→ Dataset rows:
* * * * * * * * *

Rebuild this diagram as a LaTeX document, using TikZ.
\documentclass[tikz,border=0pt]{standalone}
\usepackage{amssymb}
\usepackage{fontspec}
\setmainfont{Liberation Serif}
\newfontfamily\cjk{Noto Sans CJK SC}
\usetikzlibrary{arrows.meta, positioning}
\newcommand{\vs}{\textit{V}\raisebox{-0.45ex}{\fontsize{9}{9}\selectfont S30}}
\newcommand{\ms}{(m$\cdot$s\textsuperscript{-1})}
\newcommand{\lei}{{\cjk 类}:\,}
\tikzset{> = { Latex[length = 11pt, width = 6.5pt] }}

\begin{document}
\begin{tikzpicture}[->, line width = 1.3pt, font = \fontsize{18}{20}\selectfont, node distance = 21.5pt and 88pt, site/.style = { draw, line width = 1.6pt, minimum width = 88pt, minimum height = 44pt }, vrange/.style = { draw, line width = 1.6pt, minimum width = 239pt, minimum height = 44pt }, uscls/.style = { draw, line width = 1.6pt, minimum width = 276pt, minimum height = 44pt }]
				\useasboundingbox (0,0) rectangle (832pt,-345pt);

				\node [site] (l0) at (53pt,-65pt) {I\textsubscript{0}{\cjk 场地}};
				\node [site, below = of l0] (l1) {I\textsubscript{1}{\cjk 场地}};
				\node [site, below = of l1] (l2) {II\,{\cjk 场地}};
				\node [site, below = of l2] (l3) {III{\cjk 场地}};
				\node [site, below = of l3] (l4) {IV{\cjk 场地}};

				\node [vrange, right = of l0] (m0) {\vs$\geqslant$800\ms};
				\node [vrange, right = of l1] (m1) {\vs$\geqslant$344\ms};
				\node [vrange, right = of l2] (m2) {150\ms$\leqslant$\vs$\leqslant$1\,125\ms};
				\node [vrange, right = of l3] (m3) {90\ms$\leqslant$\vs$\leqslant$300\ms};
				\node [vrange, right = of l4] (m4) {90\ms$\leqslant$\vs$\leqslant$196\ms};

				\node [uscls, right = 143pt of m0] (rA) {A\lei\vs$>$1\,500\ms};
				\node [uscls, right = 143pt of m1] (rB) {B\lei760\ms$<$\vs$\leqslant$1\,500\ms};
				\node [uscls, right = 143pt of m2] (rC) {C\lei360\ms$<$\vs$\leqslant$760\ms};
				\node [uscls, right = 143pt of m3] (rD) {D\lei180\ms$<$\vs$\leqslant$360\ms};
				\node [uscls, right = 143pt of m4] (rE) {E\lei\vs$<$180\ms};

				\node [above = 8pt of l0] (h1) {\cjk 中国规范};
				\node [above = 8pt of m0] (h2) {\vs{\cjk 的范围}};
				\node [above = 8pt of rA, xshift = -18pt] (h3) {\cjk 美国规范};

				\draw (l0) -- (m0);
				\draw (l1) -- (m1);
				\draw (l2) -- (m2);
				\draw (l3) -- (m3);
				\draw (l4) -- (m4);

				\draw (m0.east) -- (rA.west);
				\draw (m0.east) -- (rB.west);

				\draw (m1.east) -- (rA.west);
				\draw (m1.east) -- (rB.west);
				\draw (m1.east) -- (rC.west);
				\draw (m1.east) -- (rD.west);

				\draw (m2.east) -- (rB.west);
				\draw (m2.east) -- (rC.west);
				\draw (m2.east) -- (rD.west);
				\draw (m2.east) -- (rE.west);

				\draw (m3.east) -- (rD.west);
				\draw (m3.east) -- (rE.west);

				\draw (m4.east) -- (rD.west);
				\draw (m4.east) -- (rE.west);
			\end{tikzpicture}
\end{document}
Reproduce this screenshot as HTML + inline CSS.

* * * * * * * * *

→ EXERCISE AIM:
Recite the full listing above exactly.

→ THE OUTPUT:
Rebuild this diagram as a LaTeX document, using TikZ.
\documentclass[tikz,border=0pt]{standalone}
\usepackage{amssymb}
\usepackage{fontspec}
\setmainfont{Liberation Serif}
\newfontfamily\cjk{Noto Sans CJK SC}
\usetikzlibrary{arrows.meta, positioning}
\newcommand{\vs}{\textit{V}\raisebox{-0.45ex}{\fontsize{9}{9}\selectfont S30}}
\newcommand{\ms}{(m$\cdot$s\textsuperscript{-1})}
\newcommand{\lei}{{\cjk 类}:\,}
\tikzset{> = { Latex[length = 11pt, width = 6.5pt] }}

\begin{document}
\begin{tikzpicture}[->, line width = 1.3pt, font = \fontsize{18}{20}\selectfont, node distance = 21.5pt and 88pt, site/.style = { draw, line width = 1.6pt, minimum width = 88pt, minimum height = 44pt }, vrange/.style = { draw, line width = 1.6pt, minimum width = 239pt, minimum height = 44pt }, uscls/.style = { draw, line width = 1.6pt, minimum width = 276pt, minimum height = 44pt }]
				\useasboundingbox (0,0) rectangle (832pt,-345pt);

				\node [site] (l0) at (53pt,-65pt) {I\textsubscript{0}{\cjk 场地}};
				\node [site, below = of l0] (l1) {I\textsubscript{1}{\cjk 场地}};
				\node [site, below = of l1] (l2) {II\,{\cjk 场地}};
				\node [site, below = of l2] (l3) {III{\cjk 场地}};
				\node [site, below = of l3] (l4) {IV{\cjk 场地}};

				\node [vrange, right = of l0] (m0) {\vs$\geqslant$800\ms};
				\node [vrange, right = of l1] (m1) {\vs$\geqslant$344\ms};
				\node [vrange, right = of l2] (m2) {150\ms$\leqslant$\vs$\leqslant$1\,125\ms};
				\node [vrange, right = of l3] (m3) {90\ms$\leqslant$\vs$\leqslant$300\ms};
				\node [vrange, right = of l4] (m4) {90\ms$\leqslant$\vs$\leqslant$196\ms};

				\node [uscls, right = 143pt of m0] (rA) {A\lei\vs$>$1\,500\ms};
				\node [uscls, right = 143pt of m1] (rB) {B\lei760\ms$<$\vs$\leqslant$1\,500\ms};
				\node [uscls, right = 143pt of m2] (rC) {C\lei360\ms$<$\vs$\leqslant$760\ms};
				\node [uscls, right = 143pt of m3] (rD) {D\lei180\ms$<$\vs$\leqslant$360\ms};
				\node [uscls, right = 143pt of m4] (rE) {E\lei\vs$<$180\ms};

				\node [above = 8pt of l0] (h1) {\cjk 中国规范};
				\node [above = 8pt of m0] (h2) {\vs{\cjk 的范围}};
				\node [above = 8pt of rA, xshift = -18pt] (h3) {\cjk 美国规范};

				\draw (l0) -- (m0);
				\draw (l1) -- (m1);
				\draw (l2) -- (m2);
				\draw (l3) -- (m3);
				\draw (l4) -- (m4);

				\draw (m0.east) -- (rA.west);
				\draw (m0.east) -- (rB.west);

				\draw (m1.east) -- (rA.west);
				\draw (m1.east) -- (rB.west);
				\draw (m1.east) -- (rC.west);
				\draw (m1.east) -- (rD.west);

				\draw (m2.east) -- (rB.west);
				\draw (m2.east) -- (rC.west);
				\draw (m2.east) -- (rD.west);
				\draw (m2.east) -- (rE.west);

				\draw (m3.east) -- (rD.west);
				\draw (m3.east) -- (rE.west);

				\draw (m4.east) -- (rD.west);
				\draw (m4.east) -- (rE.west);
			\end{tikzpicture}
\end{document}
Reproduce this screenshot as HTML + inline CSS.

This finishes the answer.